Print exactly the lines from the first one down to the line that contains "497, 499, 500]", both included, and skip the pictures.
***** Data block
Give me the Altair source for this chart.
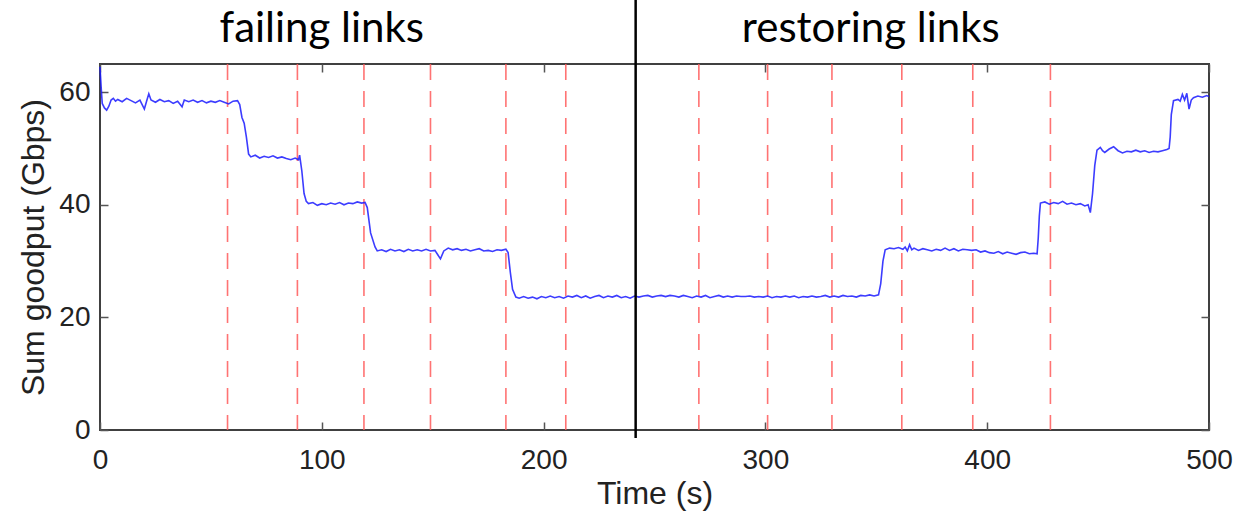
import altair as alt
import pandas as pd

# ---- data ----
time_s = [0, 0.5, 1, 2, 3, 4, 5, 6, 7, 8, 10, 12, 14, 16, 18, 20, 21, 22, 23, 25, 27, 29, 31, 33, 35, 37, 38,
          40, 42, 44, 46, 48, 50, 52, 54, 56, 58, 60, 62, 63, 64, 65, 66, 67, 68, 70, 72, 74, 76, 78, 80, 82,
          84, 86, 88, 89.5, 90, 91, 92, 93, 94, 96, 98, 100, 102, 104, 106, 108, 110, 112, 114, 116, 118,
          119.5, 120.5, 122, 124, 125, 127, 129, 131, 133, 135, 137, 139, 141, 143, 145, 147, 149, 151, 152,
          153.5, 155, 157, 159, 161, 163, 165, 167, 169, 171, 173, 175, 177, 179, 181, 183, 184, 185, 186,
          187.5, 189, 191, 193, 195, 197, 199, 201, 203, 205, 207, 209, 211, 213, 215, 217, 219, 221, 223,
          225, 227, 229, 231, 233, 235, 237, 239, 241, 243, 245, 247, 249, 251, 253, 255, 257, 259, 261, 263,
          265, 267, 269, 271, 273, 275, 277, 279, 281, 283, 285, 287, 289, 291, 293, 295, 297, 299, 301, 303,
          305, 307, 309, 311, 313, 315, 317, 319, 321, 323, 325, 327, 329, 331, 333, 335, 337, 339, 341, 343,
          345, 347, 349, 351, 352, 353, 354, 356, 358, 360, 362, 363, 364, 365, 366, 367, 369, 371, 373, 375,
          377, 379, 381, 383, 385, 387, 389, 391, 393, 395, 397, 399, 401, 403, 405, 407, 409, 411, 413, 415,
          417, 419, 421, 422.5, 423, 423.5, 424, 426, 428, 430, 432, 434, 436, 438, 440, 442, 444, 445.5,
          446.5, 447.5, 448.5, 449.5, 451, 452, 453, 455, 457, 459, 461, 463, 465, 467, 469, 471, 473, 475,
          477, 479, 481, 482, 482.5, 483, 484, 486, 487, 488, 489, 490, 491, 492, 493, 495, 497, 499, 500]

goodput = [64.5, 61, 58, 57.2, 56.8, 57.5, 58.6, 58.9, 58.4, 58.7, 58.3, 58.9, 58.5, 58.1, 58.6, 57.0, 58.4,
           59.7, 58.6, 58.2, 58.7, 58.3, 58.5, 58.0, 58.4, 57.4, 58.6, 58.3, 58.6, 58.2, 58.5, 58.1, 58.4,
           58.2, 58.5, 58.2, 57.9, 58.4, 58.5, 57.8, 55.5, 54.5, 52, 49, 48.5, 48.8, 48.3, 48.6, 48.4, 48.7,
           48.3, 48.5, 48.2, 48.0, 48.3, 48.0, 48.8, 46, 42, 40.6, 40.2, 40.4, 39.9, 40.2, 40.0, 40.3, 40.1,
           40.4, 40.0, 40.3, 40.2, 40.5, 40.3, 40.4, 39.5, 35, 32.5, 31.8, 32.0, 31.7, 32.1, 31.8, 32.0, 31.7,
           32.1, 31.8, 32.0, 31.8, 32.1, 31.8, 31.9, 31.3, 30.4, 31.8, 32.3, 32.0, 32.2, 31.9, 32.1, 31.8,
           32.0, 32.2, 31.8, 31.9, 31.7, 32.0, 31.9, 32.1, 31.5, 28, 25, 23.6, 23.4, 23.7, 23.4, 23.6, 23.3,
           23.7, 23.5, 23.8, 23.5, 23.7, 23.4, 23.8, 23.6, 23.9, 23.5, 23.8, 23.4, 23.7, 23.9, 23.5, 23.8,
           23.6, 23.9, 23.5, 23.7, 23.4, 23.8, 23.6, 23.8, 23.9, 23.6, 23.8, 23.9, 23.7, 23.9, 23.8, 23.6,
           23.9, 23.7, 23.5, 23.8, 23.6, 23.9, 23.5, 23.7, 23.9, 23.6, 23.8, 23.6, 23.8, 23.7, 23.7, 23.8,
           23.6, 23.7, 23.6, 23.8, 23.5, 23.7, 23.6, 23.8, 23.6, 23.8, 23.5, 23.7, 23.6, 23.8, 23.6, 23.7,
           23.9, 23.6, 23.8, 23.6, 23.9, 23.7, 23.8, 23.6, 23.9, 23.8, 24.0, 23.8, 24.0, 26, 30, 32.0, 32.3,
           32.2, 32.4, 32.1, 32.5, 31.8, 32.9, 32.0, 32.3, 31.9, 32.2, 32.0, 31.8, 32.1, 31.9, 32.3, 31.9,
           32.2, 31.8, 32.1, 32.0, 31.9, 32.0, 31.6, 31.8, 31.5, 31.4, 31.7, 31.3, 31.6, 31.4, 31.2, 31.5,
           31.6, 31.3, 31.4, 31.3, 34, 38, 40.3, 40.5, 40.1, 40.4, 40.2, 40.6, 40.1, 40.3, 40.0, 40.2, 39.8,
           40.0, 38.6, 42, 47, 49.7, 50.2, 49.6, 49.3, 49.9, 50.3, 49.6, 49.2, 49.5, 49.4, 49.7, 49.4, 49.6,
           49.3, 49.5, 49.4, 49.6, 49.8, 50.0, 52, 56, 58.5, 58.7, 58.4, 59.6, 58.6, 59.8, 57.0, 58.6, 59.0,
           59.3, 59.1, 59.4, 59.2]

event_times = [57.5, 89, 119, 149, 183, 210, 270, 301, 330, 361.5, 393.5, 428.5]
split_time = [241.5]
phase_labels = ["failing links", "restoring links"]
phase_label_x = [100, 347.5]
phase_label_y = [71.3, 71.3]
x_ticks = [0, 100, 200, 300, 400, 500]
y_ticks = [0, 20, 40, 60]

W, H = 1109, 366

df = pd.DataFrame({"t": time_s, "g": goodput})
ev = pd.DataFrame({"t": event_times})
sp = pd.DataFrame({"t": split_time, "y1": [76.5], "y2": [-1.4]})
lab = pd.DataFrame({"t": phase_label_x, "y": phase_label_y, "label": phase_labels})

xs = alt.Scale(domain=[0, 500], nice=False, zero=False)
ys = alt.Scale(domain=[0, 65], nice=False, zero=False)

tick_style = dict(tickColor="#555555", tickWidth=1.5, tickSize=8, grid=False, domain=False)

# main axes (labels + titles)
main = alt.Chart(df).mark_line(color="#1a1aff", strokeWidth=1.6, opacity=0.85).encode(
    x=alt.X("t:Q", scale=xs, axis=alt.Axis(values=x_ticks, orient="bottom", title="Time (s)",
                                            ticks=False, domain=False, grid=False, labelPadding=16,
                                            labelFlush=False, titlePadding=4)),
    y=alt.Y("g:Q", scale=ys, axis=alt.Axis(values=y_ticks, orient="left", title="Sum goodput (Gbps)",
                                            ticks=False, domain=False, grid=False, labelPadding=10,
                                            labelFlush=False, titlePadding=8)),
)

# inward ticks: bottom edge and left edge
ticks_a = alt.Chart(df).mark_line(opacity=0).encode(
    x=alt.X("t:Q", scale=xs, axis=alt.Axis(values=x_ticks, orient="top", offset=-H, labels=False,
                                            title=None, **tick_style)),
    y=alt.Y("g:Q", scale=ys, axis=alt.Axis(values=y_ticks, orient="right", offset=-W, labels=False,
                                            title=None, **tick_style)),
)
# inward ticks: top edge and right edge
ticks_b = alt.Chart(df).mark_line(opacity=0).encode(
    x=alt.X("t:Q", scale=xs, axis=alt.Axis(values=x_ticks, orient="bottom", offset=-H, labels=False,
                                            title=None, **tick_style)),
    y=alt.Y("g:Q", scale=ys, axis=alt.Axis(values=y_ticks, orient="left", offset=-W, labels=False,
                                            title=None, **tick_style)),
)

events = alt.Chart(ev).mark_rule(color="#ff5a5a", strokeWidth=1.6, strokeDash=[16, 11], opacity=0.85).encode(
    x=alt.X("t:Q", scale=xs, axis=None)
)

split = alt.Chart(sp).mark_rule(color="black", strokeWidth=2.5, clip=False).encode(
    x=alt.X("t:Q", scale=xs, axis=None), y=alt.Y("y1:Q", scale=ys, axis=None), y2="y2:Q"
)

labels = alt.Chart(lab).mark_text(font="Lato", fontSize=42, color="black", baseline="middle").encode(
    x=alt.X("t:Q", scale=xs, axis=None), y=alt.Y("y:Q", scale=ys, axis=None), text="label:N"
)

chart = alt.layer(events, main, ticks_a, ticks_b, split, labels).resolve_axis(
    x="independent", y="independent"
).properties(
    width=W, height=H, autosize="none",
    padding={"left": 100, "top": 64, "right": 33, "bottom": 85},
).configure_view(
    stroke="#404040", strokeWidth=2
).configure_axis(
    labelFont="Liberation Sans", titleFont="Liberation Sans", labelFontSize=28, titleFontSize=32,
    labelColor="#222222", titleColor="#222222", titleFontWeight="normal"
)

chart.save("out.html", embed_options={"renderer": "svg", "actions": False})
**********
- **Result**
Give me the Altair source for this chart.
import altair as alt
import pandas as pd

# ---- data ----
time_s = [0, 0.5, 1, 2, 3, 4, 5, 6, 7, 8, 10, 12, 14, 16, 18, 20, 21, 22, 23, 25, 27, 29, 31, 33, 35, 37, 38,
          40, 42, 44, 46, 48, 50, 52, 54, 56, 58, 60, 62, 63, 64, 65, 66, 67, 68, 70, 72, 74, 76, 78, 80, 82,
          84, 86, 88, 89.5, 90, 91, 92, 93, 94, 96, 98, 100, 102, 104, 106, 108, 110, 112, 114, 116, 118,
          119.5, 120.5, 122, 124, 125, 127, 129, 131, 133, 135, 137, 139, 141, 143, 145, 147, 149, 151, 152,
          153.5, 155, 157, 159, 161, 163, 165, 167, 169, 171, 173, 175, 177, 179, 181, 183, 184, 185, 186,
          187.5, 189, 191, 193, 195, 197, 199, 201, 203, 205, 207, 209, 211, 213, 215, 217, 219, 221, 223,
          225, 227, 229, 231, 233, 235, 237, 239, 241, 243, 245, 247, 249, 251, 253, 255, 257, 259, 261, 263,
          265, 267, 269, 271, 273, 275, 277, 279, 281, 283, 285, 287, 289, 291, 293, 295, 297, 299, 301, 303,
          305, 307, 309, 311, 313, 315, 317, 319, 321, 323, 325, 327, 329, 331, 333, 335, 337, 339, 341, 343,
          345, 347, 349, 351, 352, 353, 354, 356, 358, 360, 362, 363, 364, 365, 366, 367, 369, 371, 373, 375,
          377, 379, 381, 383, 385, 387, 389, 391, 393, 395, 397, 399, 401, 403, 405, 407, 409, 411, 413, 415,
          417, 419, 421, 422.5, 423, 423.5, 424, 426, 428, 430, 432, 434, 436, 438, 440, 442, 444, 445.5,
          446.5, 447.5, 448.5, 449.5, 451, 452, 453, 455, 457, 459, 461, 463, 465, 467, 469, 471, 473, 475,
          477, 479, 481, 482, 482.5, 483, 484, 486, 487, 488, 489, 490, 491, 492, 493, 495, 497, 499, 500]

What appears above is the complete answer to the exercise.